To recap:
O'Keefe and the attractive young Hannah Giles did a kind of amateur sting. They played pimp and ho, went to a few ACORN offices and pretended to be seeking mortgages to set up shop -- including, in some cases, the use of illegal alien minors to serve as prostitutes.
It looks like several ACORN employees took the bait and actively counseled the two on "how to" file fraudulent mortgage applications.
PROBLEM: when O'Keefe and Giles released the fruits of their labors in video format to the world, they did not acknowledge that they had engaged in some editing. That need not be a major problem. All actual news organizations edit. But if the editing STILTS the message being sent, it is not fair and it is not valid journalism.

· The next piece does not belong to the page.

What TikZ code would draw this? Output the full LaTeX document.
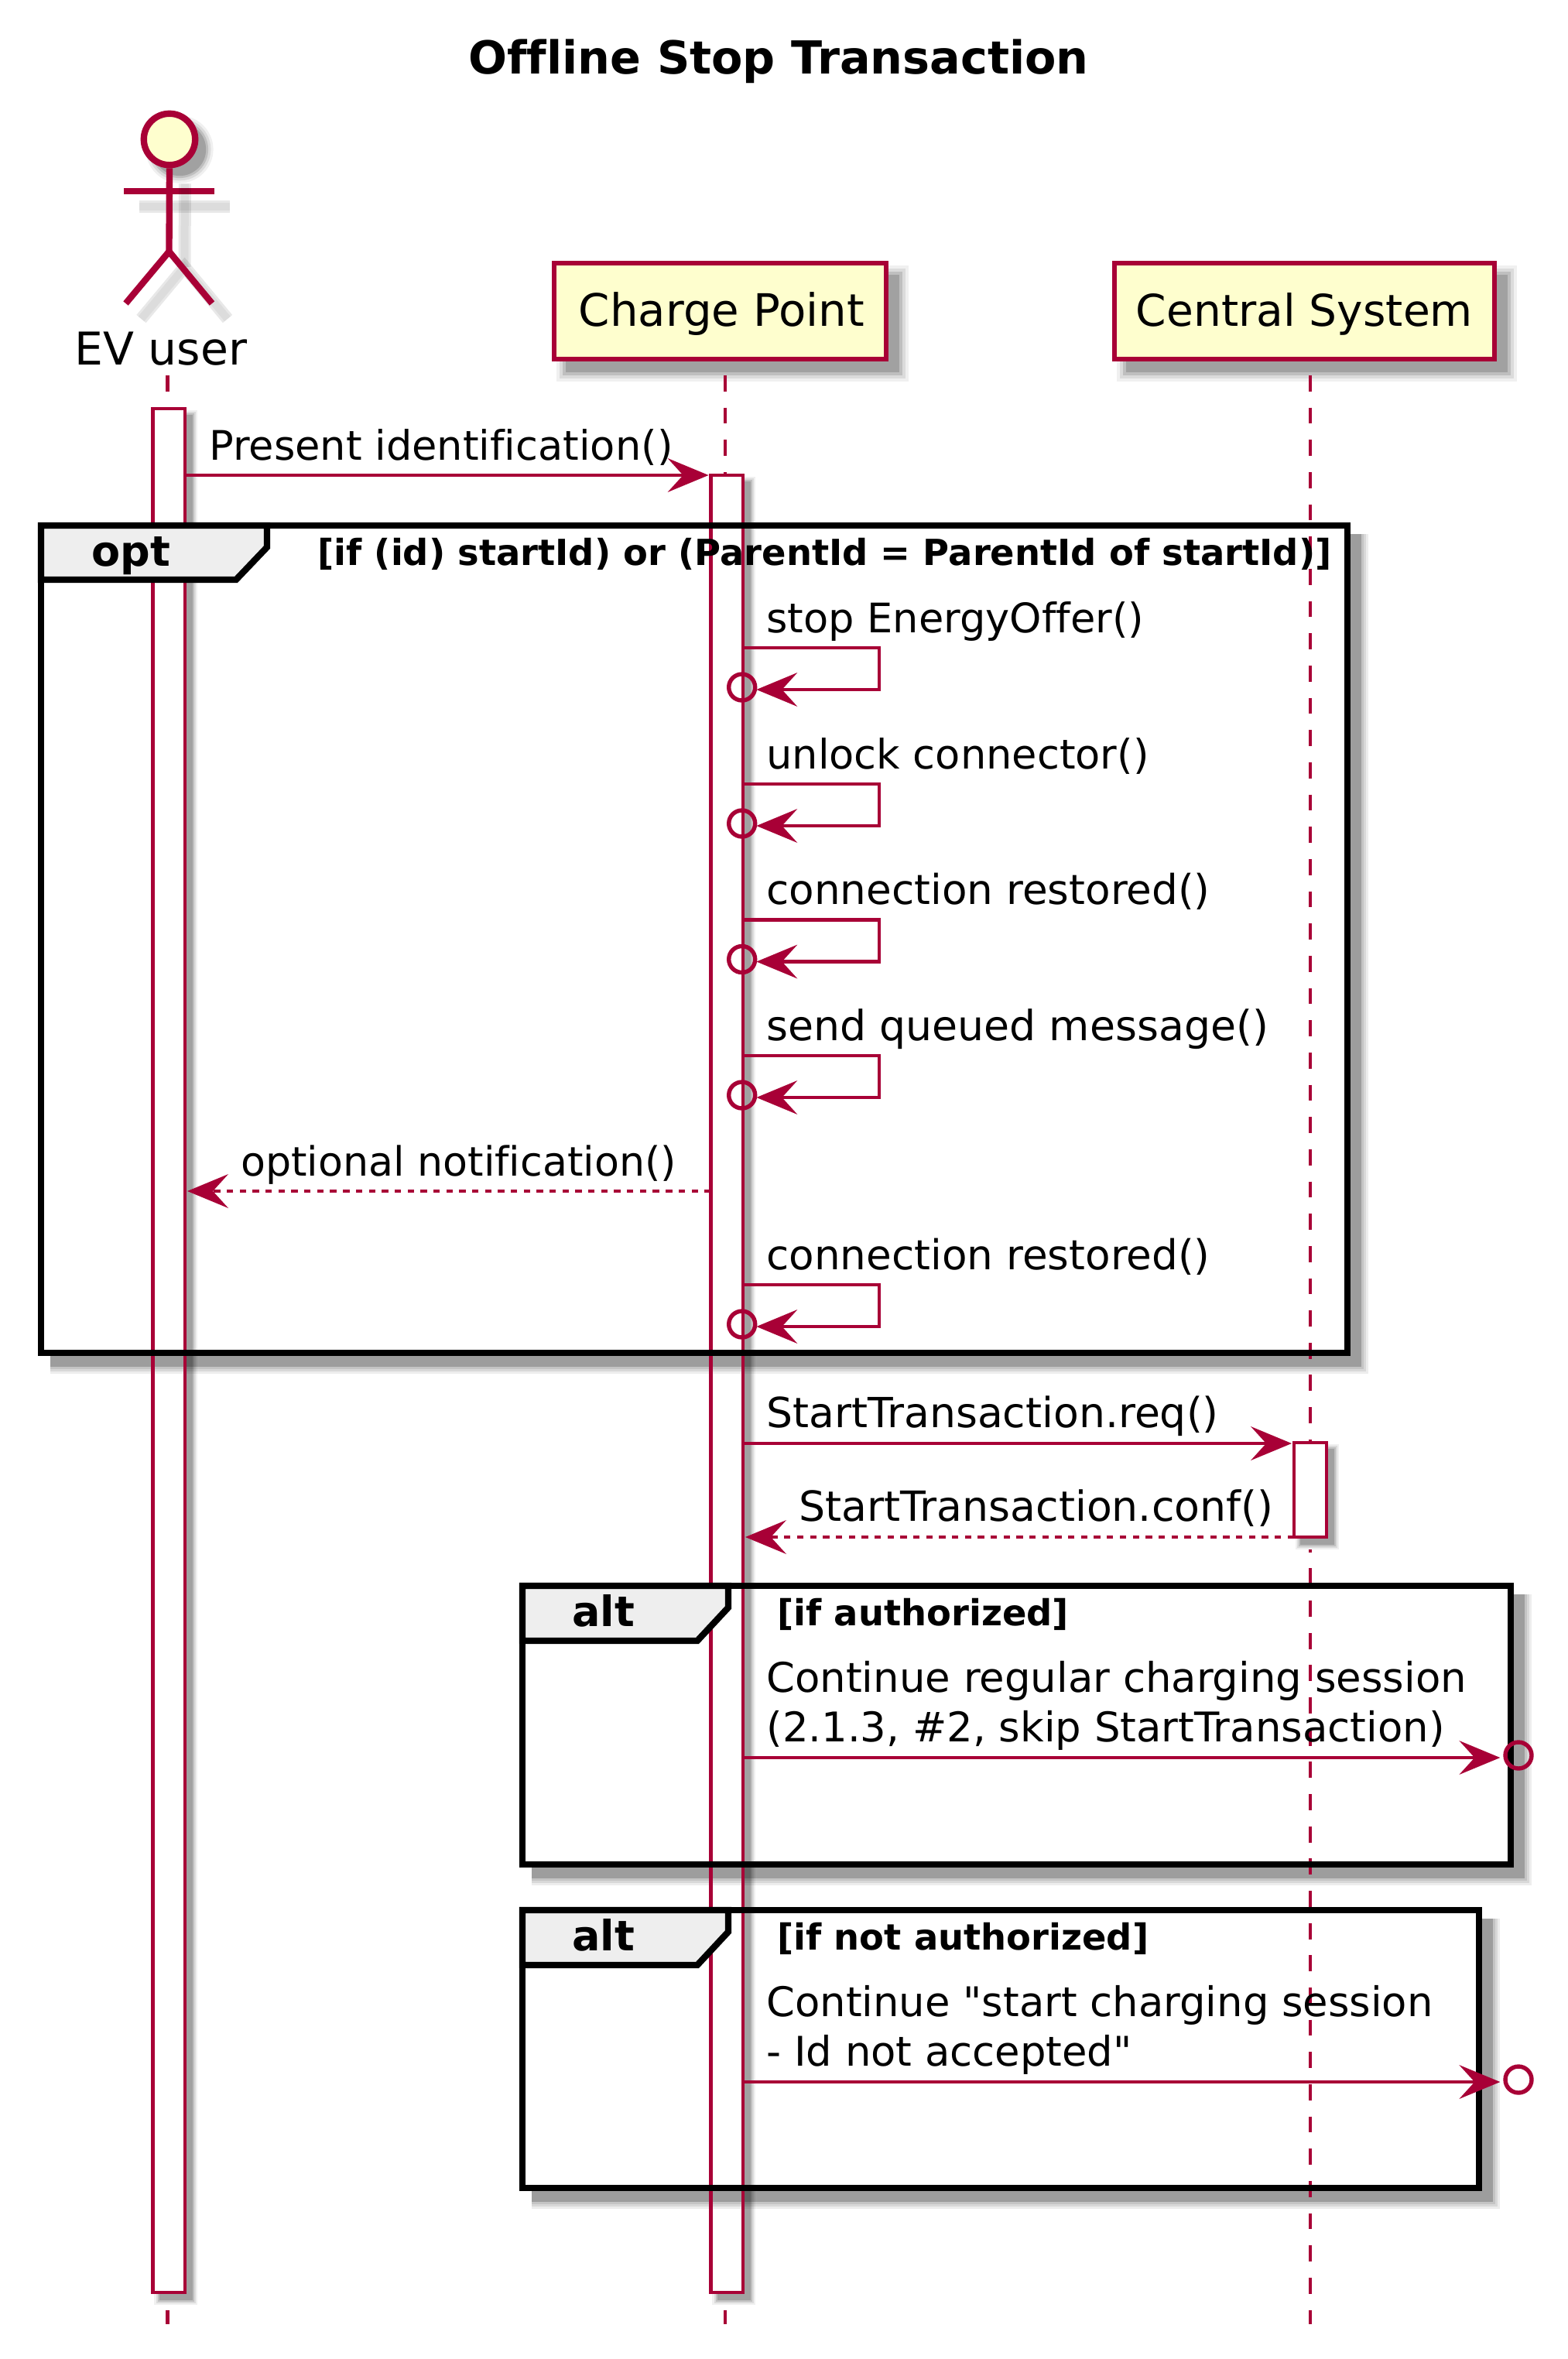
\documentclass[tikz,border=0pt]{standalone}
\usepackage{fontspec}
\setmainfont[Ligatures=NoCommon]{DejaVu Sans}
\newfontfamily\plainfont{DejaVu Sans}
\usetikzlibrary{arrows.meta,calc}
\definecolor{umlred}{HTML}{A80036}
\definecolor{umlbox}{HTML}{FEFECE}
\definecolor{umltab}{HTML}{EEEEEE}
\tikzset{
  shadowlayer/.style n args={3}{preaction={draw=black!#3,fill=black!#3,line width=#2,transform canvas={shift={(#1,-#1)}}}},
  softshadow/.style={shadowlayer={#1}{#1*1.6}{6},shadowlayer={#1}{#1*1.1}{14},shadowlayer={#1}{#1*.6}{25},shadowlayer={#1}{#1*.15}{37}},
  softline/.style={
    preaction={draw=black,draw opacity=.09,line width=8pt,line cap=butt,transform canvas={shift={(10pt,-10pt)}}},
    preaction={draw=black,draw opacity=.05,line width=5pt,line cap=butt,transform canvas={shift={(10pt,-10pt)}}}},
  actorline/.style={draw=umlred,line width=4.17pt,softline},
  participant/.style={draw=umlred,fill=umlbox,line width=3.125pt,softshadow=8pt,inner sep=0pt,minimum height=62pt,
    text height=20pt,text depth=1pt},
  lifeline/.style={draw=umlred,line width=2.08pt,dash pattern=on 10.4pt off 10.43pt},
  activebar/.style={draw=umlred,fill=white,line width=2.2pt,softshadow=4.5pt,inner sep=0pt,outer sep=0pt},
  baredge/.style={draw=umlred,line width=2.2pt},
  framebox/.style={draw=black,line width=4.17pt},
  msg/.style={draw=umlred,line width=2.08pt,shorten >=1.5pt,-{Stealth[length=26.5pt,width=22pt,inset=10pt,line width=0pt]}},
  reply/.style={msg,dash pattern=on 4.17pt off 4.17pt},
  callend/.style={circle,draw=umlred,line width=2.7pt,minimum size=17pt,inner sep=0pt},
  msgtext/.style={anchor=base west,inner sep=0pt,font=\fontsize{#1}{31.7}\selectfont},
  msgtext/.default=26.5,
  tabtext/.style={anchor=base west,inner sep=0pt,font=\fontsize{27}{32}\selectfont\bfseries},
  guardtext/.style={anchor=base west,inner sep=0pt,font=\fontsize{23.2}{27}\selectfont\bfseries}
}
% shadow of a frame, right and bottom side only
\newcommand\framecast[4]{
  \foreach \wide/\dark in {16/.20,19/.09,22/.09,25/.07}{
    \draw[black,draw opacity=\dark,line width=\wide*.5pt]
      (#1+12,#4+2+\wide/2) -- (#3+2+\wide/2,#4+2+\wide/2) -- (#3+2+\wide/2,#2+11);
  }
}
\begin{document}
\begin{tikzpicture}[x=0.5pt,y=-0.5pt]
    \useasboundingbox (0,0) rectangle (2025,3048);
    \node[anchor=base,inner sep=0pt,font=\fontsize{29.4}{35}\selectfont\bfseries] (title) at (1006,95) {Offline Stop Transaction};

    \node[circle,draw=umlred,fill=umlbox,line width=4.17pt,minimum size=33.2pt,inner sep=0pt,softshadow=6.5pt] (head) at (219,180) {};
    \coordinate (armleft) at (160,247);
    \coordinate (armright) at (277,247);
    \coordinate (hip) at (218.5,325);
    \coordinate (footleft) at (162.5,392);
    \coordinate (footright) at (274,392);
    \draw[actorline] (armleft) -- (armright);
    \draw[actorline] (head.south) -- (hip);
    \draw[actorline] (footleft) -- (hip) -- (footright);
    \node[anchor=base,inner sep=0pt,font=\fontsize{29.2}{35}\selectfont] (evuser) at (208,471) {EV user};

    \node[participant,minimum width=214.5pt,font=\fontsize{28.9}{35}\selectfont] (chargepoint) at (930.5,402) {\hspace*{2pt}Charge Point};
    \node[participant,minimum width=245.5pt,font=\fontsize{28.3}{35}\selectfont] (centralsystem) at (1685.5,402) {Central System};

    \coordinate (evstart) at (216.5,485);
    \coordinate (evend) at (216.5,3003);
    \coordinate (cpstart) at (937,485);
    \coordinate (cpend) at (937,3003);
    \coordinate (csstart) at (1693.3,485);
    \coordinate (csend) at (1693.3,3003);
    \draw[lifeline] (evstart) -- (evend);
    \draw[lifeline] (cpstart) -- (cpend);

    \node[activebar,minimum width=20.75pt,minimum height=1217pt] (evbar) at (218.3,1745) {};
    \node[activebar,minimum width=20.75pt,minimum height=1174pt] (cpbar) at (939.3,1788) {};

    % frame shadows fall on the bars, the lines stay on top
    \framecast{53}{679}{1741}{1748}
    \framecast{675}{2049}{1952}{2409}
    \framecast{675}{2468}{1911}{2827}

    \draw[lifeline] (csstart) -- (csend);
    \node[activebar,minimum width=21pt,minimum height=61pt] (csbar) at (1693,1925) {};
    \draw[baredge] (evbar.north west) rectangle (evbar.south east);
    \draw[baredge] (cpbar.north west) rectangle (cpbar.south east);

    \draw[framebox] (53,679) rectangle (1741,1748);
    \draw[framebox,fill=umltab] (53,679) -- (345,679) -- (345,707) -- (305,749) -- (53,749) -- cycle;
    \node[tabtext] (opttab) at (118,731) {opt};
    \node[guardtext] (optguard) at (410,730) {[if (id) startId) or (ParentId = ParentId of startId)]};

    \draw[framebox] (675,2049) rectangle (1952,2409);
    \draw[framebox,fill=umltab] (675,2049) -- (941,2049) -- (941,2077) -- (901,2120) -- (675,2120) -- cycle;
    \node[tabtext] (alttabone) at (739,2101) {alt};
    \node[guardtext] (altguardone) at (1004,2100) {[if authorized]};

    \draw[framebox] (675,2468) rectangle (1911,2827);
    \draw[framebox,fill=umltab] (675,2468) -- (941,2468) -- (941,2496) -- (901,2539) -- (675,2539) -- cycle;
    \node[tabtext] (alttabtwo) at (739,2520) {alt};
    \node[guardtext] (altguardtwo) at (1004,2519) {[if not authorized]};

    \coordinate (present) at (0,614);
    \draw[msg] (evbar.east |- present) -- (cpbar.west |- present);
    \node[msgtext=26.3] (presenttext) at (270,594) {Present identification()};

    \foreach \name/\ytop/\size/\label in {stop/837/26.3/stop EnergyOffer(), unlock/1013/26.3/unlock connector(), restore/1188.5/26.6/connection restored(), queue/1364/26.85/send queued message(), again/1660/26.6/connection restored()}{
      \coordinate (\name top) at (1136,\ytop);
      \coordinate (\name low) at (1136,\ytop+54);
      \node[callend] (\name end) at (958.7,\ytop+51) {};
      \draw[msg,shorten >=0pt] (cpbar.east |- \name top) -- (\name top) -- (\name low) -- ($(\name end.east)+(-1,3)$);
      \node[msgtext=\size] (\name text) at (990,\ytop-20) {\label};
    }

    \coordinate (notify) at (0,1539);
    \draw[reply] (cpbar.west |- notify) -- (evbar.east |- notify);
    \node[msgtext=26.1] (notifytext) at (311,1519) {optional notification()};

    \coordinate (request) at (0,1865);
    \draw[msg] (cpbar.east |- request) -- (csbar.west |- request);
    \node[msgtext=26.8] (requesttext) at (990,1844) {StartTransaction.req()};

    \coordinate (confirm) at (0,1986);
    \draw[reply] (csbar.west |- confirm) -- (cpbar.east |- confirm);
    \node[msgtext=26.85] (confirmtext) at (1032,1965) {StartTransaction.conf()};

    \node[callend] (regularend) at (1962,2268) {};
    \coordinate (regularline) at (0,2271);
    \draw[msg,shorten >=0pt] (cpbar.east |- regularline) -- ($(regularend.west |- regularline)+(-4,0)$);
    \node[msgtext=26.45,align=left] (regulartext) at (990,2250) {Continue regular charging session\\(2.1.3, \#2, skip StartTransaction)};

    \node[callend] (refusedend) at (1962,2687) {};
    \coordinate (refusedline) at (0,2690);
    \draw[msg,shorten >=0pt] (cpbar.east |- refusedline) -- ($(refusedend.west |- refusedline)+(-4,0)$);
    \node[msgtext=26.4,align=left] (refusedtext) at (990,2669) {Continue {\plainfont"}start charging session\\- Id not accepted{\plainfont"}};
\end{tikzpicture}
\end{document}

It APPEARS that the edits done by O'Keefe were on the unfair and misleading side -- to some extent.
HERE is a link to several of the CALIFORNIA tapes (courtesy of that nut-job AG, former Governor, Jerry Brown):
News & Alerts - California Dept. of Justice - Office of the Attorney General
OR, Mr. O'Keefe himself offers some of the full unedited tapes HERE:
James O'Keefe - Big Government
My take on this is pretty straightforward. Editing improperly is piss-poor "journalism" and undercuts O'Keefe's otherwise solid claim to some cred. ON THE OTHER HAND, the ACORN workers did, by and large (but not universally) offer to assist or did provide some forms of assistance to a pimp and a ho (so they thought) in the prospective filing of fraudulent mortgage documents.
O'Keefe MIGHT come out with a small ethical/journalistic black eye. and to the extent he did a hack job of editing, he deserves it.
But ACORN still gets JUSTIFIABLY and VALIDLY EXPOSED for what their own employees were recorded saying. The context is still crystal clear -- poor editing job notwithstanding.